Employers need to know not only whether job candidates have the skills to get the job done, but also whether the desired role is something they would be passionate about. The motivational technique is not a standalone method for conducting an interview; rather, it is an honest accounting of an individual’s nature, focusing on a candidate’s goals, preferences and aversions. Basic but powerful and — when used correctly — it can leave the interviewer with a strong “gut instinct” about the applicant.

Can You Dig It?

Work need not be a constant struggle. Employers who rely on workers to motivate themselves may lose productivity when willpower alone isn’t enough to keep employees engaged, or lose them entirely to unexpected turnover. Openly discussing motivation, on the other hand, helps employers to identify potential productivity gaps.

The idea is to hire candidates who naturally like what they do. Businesses can ask, of course, during the interview, but few applicants are likely to give candid answers if the day-to-day job tasks aren’t something they would truly enjoy.

Five Components to Motivational Interviewing

  1. Identify the Candidate’s Personal Preferences: What type of tasks are they naturally inclined to enjoy? How do they like to be managed? What activities get them into “work mode”?

  2. Sync Expectations: Prospective employees are outsiders; even internal candidates may be outsiders when it comes to assuming a new role. Without assistance, it may be difficult for an applicant to understand the true nature of the job. Employers should explain the day-to-day requirements and long term expectations and reward the desire to seek clarification.

  3. Determine the Candidate’s True Level of Interest: Do you believe that the applicant is genuinely excited about the position, or is he just putting on a good show? Highly motivated candidates, even those with so-so backgrounds, tend to be more successful than those with pristine resumes and low motivation.

  4. Discover What Drives Their Success: Identify the applicant’s likes, dislikes and motivators to understand how a candidate wants to be rewarded and incentivized.

  5. Consider Your Available Resources: Can you meet an individual’s motivational needs or will they go unmet? Consider whether each candidate’s motivational needs outstrip your current resources. Never make any promises you can’t keep.

15 Motivational Interview Questions

Many motivational interview questions seem so straightforward that they are often forgotten about, their answers glossed over or assumed. For example, employers rarely ask whether a candidate is excited about an available position, because they know she wouldn’t respond any other way. Motivational interviewing techniques are still recommended, however, because obvious questions sometimes elicit uncommon answers, and candidates may give non-verbal cues that bely their verbal responses.

Some good motivational questions might include:

  • Why are you applying for this position?

  • Why are you excited about this opportunity?

  • What do you expect the job to be like on a day-to-day basis?

  • How do you think your role may change over time?

  • What is “success” to you?

  • How would you like to be rewarded for a job well done?

  • What do you enjoy about work?

  • What makes you more productive?

  • Describe a time when an outside influence (such as a supervisor or coworker) helped to motivate you.

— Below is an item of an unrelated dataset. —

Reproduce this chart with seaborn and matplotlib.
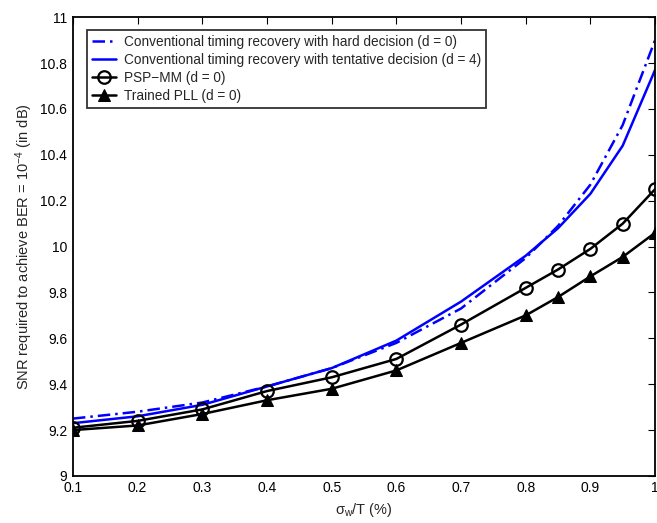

  • How do you like to be managed?

  • What do you do for fun?

  • Are you a people person?

  • Are you tech savvy?

  • Is tidiness and order important to you? How do you stay organized at home?

  • What steps do you take to ensure your own productivity?

Honesty is the Best Policy

Encourage a meaningful discussion. Be friendly and create a comfortable environment to foster candor. Every interviewee wants to give the “right” answer, but the motivational portion of the interview is not about winning or losing. This part of the interview is about compatibility. Provoke thoughtful responses while listening carefully for canned answers rather than tailored responses.

Ask about motivation early and often. Interviewing just sets the framework, an initial impression of what success may look like. Further your efforts by looping in your employees on your efforts to enhance and maintain motivation, increase productivity, bolster job satisfaction and create clarity of vision. Recruiting applicants who are well-oriented to your office environment and staff position will allow them to succeed, and your business as well.